Repeat the material below exactly, with no pictures.
****************
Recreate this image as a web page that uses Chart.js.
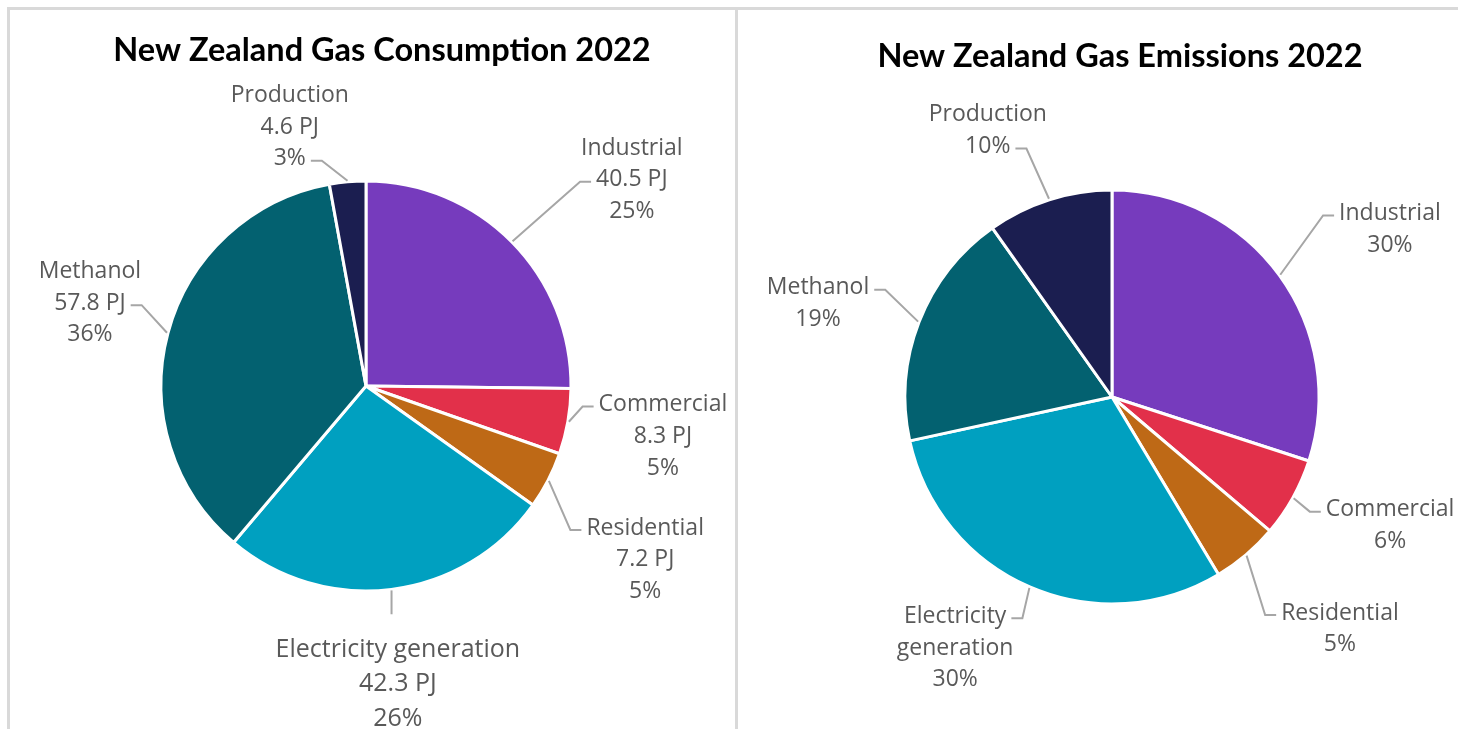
<!DOCTYPE html>
<html>
<head>
<meta charset="utf-8">
<title>New Zealand Gas 2022</title>
<script src="https://cdn.jsdelivr.net/npm/chart.js@4.4.1/dist/chart.umd.min.js"></script>
<style>
  html, body { margin: 0; padding: 0; background: #fff; }
  body { width: 1458px; height: 729px; position: relative; overflow: hidden; }
  .frame { position: absolute; left: 7px; top: 7px; right: 0; bottom: 0;
           border-top: 3px solid #d9d9d9; border-left: 3px solid #d9d9d9; }
  .divider { position: absolute; left: 735px; top: 7px; width: 3px; bottom: 0; background: #d9d9d9; }
  .box { position: absolute; top: 10px; }
  #consBox { left: 10px; }
  #emisBox { left: 738px; }
</style>
</head>
<body>
<div class="frame"></div>
<div class="divider"></div>
<div class="box" id="consBox"><canvas id="consChart" width="725" height="719"></canvas></div>
<div class="box" id="emisBox"><canvas id="emisChart" width="720" height="719"></canvas></div>
<script>
const categories = ['Industrial', 'Commercial', 'Residential', 'Electricity generation', 'Methanol', 'Production'];
const consumptionPJ = [40.5, 8.3, 7.24, 42.3, 57.8, 4.6];
const emissionsShare = [30, 6.2, 5.2, 30.2, 18.6, 9.8];

const sliceColors = ['#763bbd', '#e2304a', '#be6916', '#00a0c0', '#036170', '#1b1e50'];

// label placement: angle (deg clockwise from 12 o'clock), distance in radii,
// line the leader joins (-1 = top), font px
const consLabelPlaces = [[52.2, 1.641, 1, 23], [99.6, 1.469, 0, 23], [121.9, 1.604, 0, 23],
                         [173.9, 1.462, -1, 25], [286.7, 1.406, 1, 23], [343.6, 1.317, 2, 23]];
const emisLabelPlaces = [[58.9, 1.568, 0, 23], [114.8, 1.48, 0, 23], [135.5, 1.571, 0, 23],
                         [212.0, 1.43, 0, 23], [287.6, 1.49, 0, 23], [335.0, 1.42, 1, 23]];

function sliceLabelPlugin(opts) {
  return {
    id: 'sliceLabels',
    afterDatasetsDraw(chart) {
      const ctx = chart.ctx;
      const meta = chart.getDatasetMeta(0);
      const values = chart.data.datasets[0].data;
      const total = values.reduce((a, b) => a + b, 0);
      ctx.save();
      ctx.textAlign = 'center';
      ctx.textBaseline = 'middle';

      ctx.font = 'bold 32.5px Lato';
      ctx.fillStyle = '#000';
      ctx.fillText(opts.title, opts.titleX, opts.titleY);

      meta.data.forEach((arc, i) => {
        const p = arc.getProps(['x', 'y', 'startAngle', 'endAngle', 'outerRadius'], true);
        const mid = (p.startAngle + p.endAngle) / 2;
        const ex = p.x + Math.cos(mid) * (p.outerRadius + 1);
        const ey = p.y + Math.sin(mid) * (p.outerRadius + 1);
        const [deg, dist, join, size] = opts.places[i];
        const a = deg * Math.PI / 180;
        const cx = p.x + Math.sin(a) * dist * p.outerRadius;
        const cy = p.y - Math.cos(a) * dist * p.outerRadius;
        const lines = opts.text(chart.data.labels[i], values[i], total);
        const lh = size * 1.38;
        const top = cy - (lines.length - 1) / 2 * lh;

        ctx.font = size + 'px "Open Sans"';
        ctx.fillStyle = '#595959';
        lines.forEach((t, k) => ctx.fillText(t, cx, top + k * lh));

        ctx.strokeStyle = '#a6a6a6';
        ctx.lineWidth = 2;
        ctx.beginPath();
        ctx.moveTo(ex, ey);
        if (join < 0) {
          ctx.lineTo(ex, top - lh / 2 - 18);
        } else {
          const ly = top + join * lh + 2;
          const w = ctx.measureText(lines[join]).width;
          const right = cx > ex;
          const tip = right ? cx - w / 2 - 5 : cx + w / 2 + 5;
          const elbow = right ? tip - 11 : tip + 11;
          ctx.lineTo(elbow, ly);
          ctx.lineTo(tip, ly);
        }
        ctx.stroke();
      });
      ctx.restore();
    }
  };
}

function pct(v, total) {
  return Math.round(v / total * 100) + '%';
}

new Chart(document.getElementById('consChart'), {
  type: 'pie',
  data: {
    labels: categories,
    datasets: [{
      data: consumptionPJ,
      backgroundColor: sliceColors,
      borderColor: '#ffffff',
      borderWidth: 3
    }]
  },
  options: {
    responsive: false,
    animation: false,
    events: [],
    layout: { padding: { left: 149.5, right: 162.5, top: 169.5, bottom: 136.5 } },
    plugins: { legend: { display: false }, tooltip: { enabled: false } }
  },
  plugins: [sliceLabelPlugin({
    title: 'New Zealand Gas Consumption 2022',
    titleX: 372, titleY: 41,
    places: consLabelPlaces,
    text: (name, v, total) => [name, v.toFixed(1) + ' PJ', pct(v, total)]
  })]
});

new Chart(document.getElementById('emisChart'), {
  type: 'pie',
  data: {
    labels: categories,
    datasets: [{
      data: emissionsShare,
      backgroundColor: sliceColors,
      borderColor: '#ffffff',
      borderWidth: 3
    }]
  },
  options: {
    responsive: false,
    animation: false,
    events: [],
    layout: { padding: { left: 165.5, right: 137.5, top: 178.5, bottom: 123.5 } },
    plugins: { legend: { display: false }, tooltip: { enabled: false } }
  },
  plugins: [sliceLabelPlugin({
    title: 'New Zealand Gas Emissions 2022',
    titleX: 382, titleY: 47,
    places: emisLabelPlaces,
    text: (name, v, total) => [...name.split(' '), pct(v, total)]
  })]
});
</script>
</body>
</html>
****************
- _RESPONSE TO THE EXERCISE_:
Recreate this image as a web page that uses Chart.js.
<!DOCTYPE html>
<html>
<head>
<meta charset="utf-8">
<title>New Zealand Gas 2022</title>
<script src="https://cdn.jsdelivr.net/npm/chart.js@4.4.1/dist/chart.umd.min.js"></script>
<style>
  html, body { margin: 0; padding: 0; background: #fff; }
  body { width: 1458px; height: 729px; position: relative; overflow: hidden; }
  .frame { position: absolute; left: 7px; top: 7px; right: 0; bottom: 0;
           border-top: 3px solid #d9d9d9; border-left: 3px solid #d9d9d9; }
  .divider { position: absolute; left: 735px; top: 7px; width: 3px; bottom: 0; background: #d9d9d9; }
  .box { position: absolute; top: 10px; }
  #consBox { left: 10px; }
  #emisBox { left: 738px; }
</style>
</head>
<body>
<div class="frame"></div>
<div class="divider"></div>
<div class="box" id="consBox"><canvas id="consChart" width="725" height="719"></canvas></div>
<div class="box" id="emisBox"><canvas id="emisChart" width="720" height="719"></canvas></div>
<script>
const categories = ['Industrial', 'Commercial', 'Residential', 'Electricity generation', 'Methanol', 'Production'];
const consumptionPJ = [40.5, 8.3, 7.24, 42.3, 57.8, 4.6];
const emissionsShare = [30, 6.2, 5.2, 30.2, 18.6, 9.8];

const sliceColors = ['#763bbd', '#e2304a', '#be6916', '#00a0c0', '#036170', '#1b1e50'];

// label placement: angle (deg clockwise from 12 o'clock), distance in radii,
// line the leader joins (-1 = top), font px
const consLabelPlaces = [[52.2, 1.641, 1, 23], [99.6, 1.469, 0, 23], [121.9, 1.604, 0, 23],
                         [173.9, 1.462, -1, 25], [286.7, 1.406, 1, 23], [343.6, 1.317, 2, 23]];
const emisLabelPlaces = [[58.9, 1.568, 0, 23], [114.8, 1.48, 0, 23], [135.5, 1.571, 0, 23],
                         [212.0, 1.43, 0, 23], [287.6, 1.49, 0, 23], [335.0, 1.42, 1, 23]];

function sliceLabelPlugin(opts) {
  return {
    id: 'sliceLabels',
    afterDatasetsDraw(chart) {
      const ctx = chart.ctx;
      const meta = chart.getDatasetMeta(0);
      const values = chart.data.datasets[0].data;
      const total = values.reduce((a, b) => a + b, 0);
      ctx.save();
      ctx.textAlign = 'center';
      ctx.textBaseline = 'middle';

      ctx.font = 'bold 32.5px Lato';
      ctx.fillStyle = '#000';
      ctx.fillText(opts.title, opts.titleX, opts.titleY);

      meta.data.forEach((arc, i) => {
        const p = arc.getProps(['x', 'y', 'startAngle', 'endAngle', 'outerRadius'], true);
        const mid = (p.startAngle + p.endAngle) / 2;
        const ex = p.x + Math.cos(mid) * (p.outerRadius + 1);
        const ey = p.y + Math.sin(mid) * (p.outerRadius + 1);
        const [deg, dist, join, size] = opts.places[i];
        const a = deg * Math.PI / 180;
        const cx = p.x + Math.sin(a) * dist * p.outerRadius;
        const cy = p.y - Math.cos(a) * dist * p.outerRadius;
        const lines = opts.text(chart.data.labels[i], values[i], total);
        const lh = size * 1.38;
        const top = cy - (lines.length - 1) / 2 * lh;

        ctx.font = size + 'px "Open Sans"';
        ctx.fillStyle = '#595959';
        lines.forEach((t, k) => ctx.fillText(t, cx, top + k * lh));

        ctx.strokeStyle = '#a6a6a6';
        ctx.lineWidth = 2;
        ctx.beginPath();
        ctx.moveTo(ex, ey);
        if (join < 0) {
          ctx.lineTo(ex, top - lh / 2 - 18);
        } else {
          const ly = top + join * lh + 2;
          const w = ctx.measureText(lines[join]).width;
          const right = cx > ex;
          const tip = right ? cx - w / 2 - 5 : cx + w / 2 + 5;
          const elbow = right ? tip - 11 : tip + 11;
          ctx.lineTo(elbow, ly);
          ctx.lineTo(tip, ly);
        }
        ctx.stroke();
      });
      ctx.restore();
    }
  };
}

function pct(v, total) {
  return Math.round(v / total * 100) + '%';
}

new Chart(document.getElementById('consChart'), {
  type: 'pie',
  data: {
    labels: categories,
    datasets: [{
      data: consumptionPJ,
      backgroundColor: sliceColors,
      borderColor: '#ffffff',
      borderWidth: 3
    }]
  },
  options: {
    responsive: false,
    animation: false,
    events: [],
    layout: { padding: { left: 149.5, right: 162.5, top: 169.5, bottom: 136.5 } },
    plugins: { legend: { display: false }, tooltip: { enabled: false } }
  },
  plugins: [sliceLabelPlugin({
    title: 'New Zealand Gas Consumption 2022',
    titleX: 372, titleY: 41,
    places: consLabelPlaces,
    text: (name, v, total) => [name, v.toFixed(1) + ' PJ', pct(v, total)]
  })]
});

new Chart(document.getElementById('emisChart'), {
  type: 'pie',
  data: {
    labels: categories,
    datasets: [{
      data: emissionsShare,
      backgroundColor: sliceColors,
      borderColor: '#ffffff',
      borderWidth: 3
    }]
  },
  options: {
    responsive: false,
    animation: false,
    events: [],
    layout: { padding: { left: 165.5, right: 137.5, top: 178.5, bottom: 123.5 } },
    plugins: { legend: { display: false }, tooltip: { enabled: false } }
  },
  plugins: [sliceLabelPlugin({
    title: 'New Zealand Gas Emissions 2022',
    titleX: 382, titleY: 47,
    places: emisLabelPlaces,
    text: (name, v, total) => [...name.split(' '), pct(v, total)]
  })]
});
</script>
</body>
</html>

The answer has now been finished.